Increasingly, computer models are used to assess a species' risk of going extinct. When employing such models, an agency must determine how far into the future it can reasonably predict a species' viability. Should this be 10 years, 50 years, 100 years or beyond? In the case of beluga whales in Cook Inlet, population models were used to predict risk out to 300 years. This is too far into the future to model with any certainty.

Defining the risk of extinction is also important. Current National Marine Fisheries Service policy states that a species with greater than a 1 percent risk of extinction over 100 years qualifies for ESA listing. A species could have a 98.9 percent chance of not going extinct, but would still be listed. This is simply too conservative a threshold.

Goals for species recovery are being adopted that are increasingly unachievable. To be de-listed, a species must be shown as fully recovered with all threats to its continued survival eliminated. For beluga whales in Cook Inlet, federal agencies say they are likely to require that the whale population be stabilized at more than 800 - more than have ever been counted with current survey methods - and there must be no risk of falling below that number in the future. These goals make it nearly impossible to ever de-list these whales. The eastern stock of Steller sea lions remains threatened under ESA, despite achieving recovery goals and reaching high population levels, due to similar overly stringent requirements.
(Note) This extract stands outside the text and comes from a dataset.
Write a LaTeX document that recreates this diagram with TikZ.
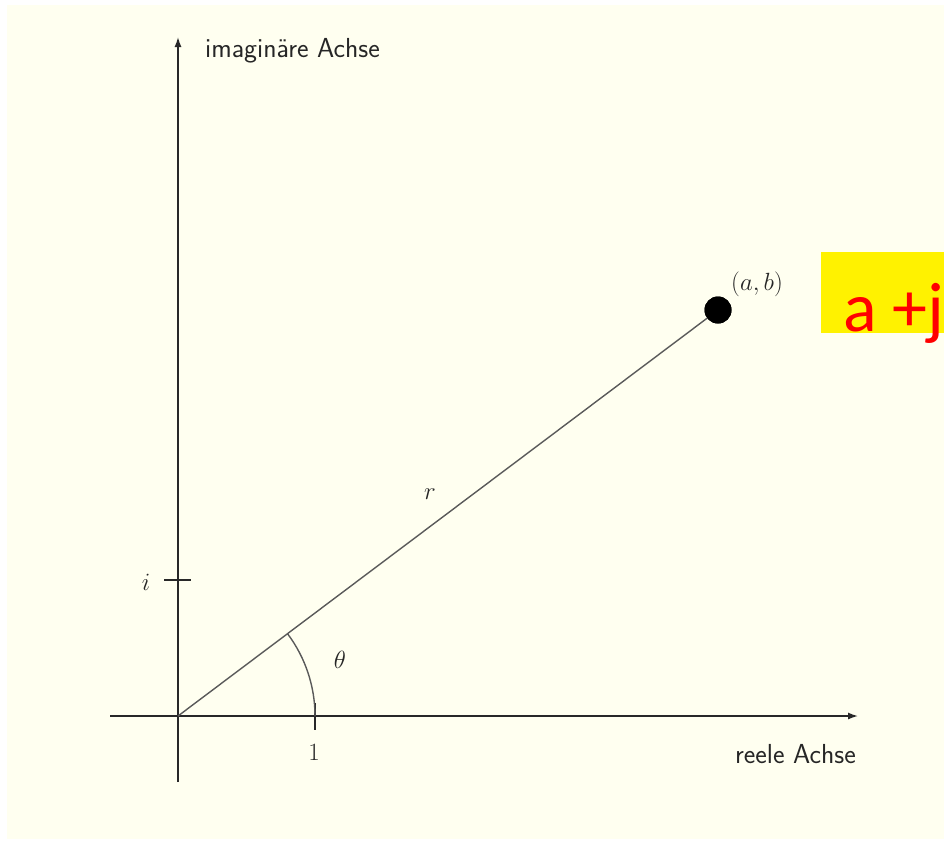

A listing should only be made if it will benefit the species. Both the polar bear and the Cook Inlet beluga whale are currently protected by the Marine Mammal Protection Act. The recent ESA listings provide little additional protection. Instead, they add a lengthy bureaucratic process and invite legal challenges that stand between Alaskans and responsible, safe resource development.

To avoid listing decisions that do not benefit a species but significantly impact our economy, it is imperative that reasonable standards apply. The State of Alaska will continue to watch for decisions that are based on speculative predictions or which are unreasonable. Pressing for credible science and reasonable listing decisions is in the best interests of the species and the public.

In the case of the recent Cook Inlet beluga whale listing, the State of Alaska is preparing a legal challenge to this decision. In the meantime, the Alaska Department of Fish and Game will continue to work with the fisheries service to mitigate the impact of the listing decision on the residents of Southcental Alaska and assist local governments and other stakeholders with navigating the consultation processes this decision imposes.

* Mike Nizich is Gov. Sarah Palin's chief of staff.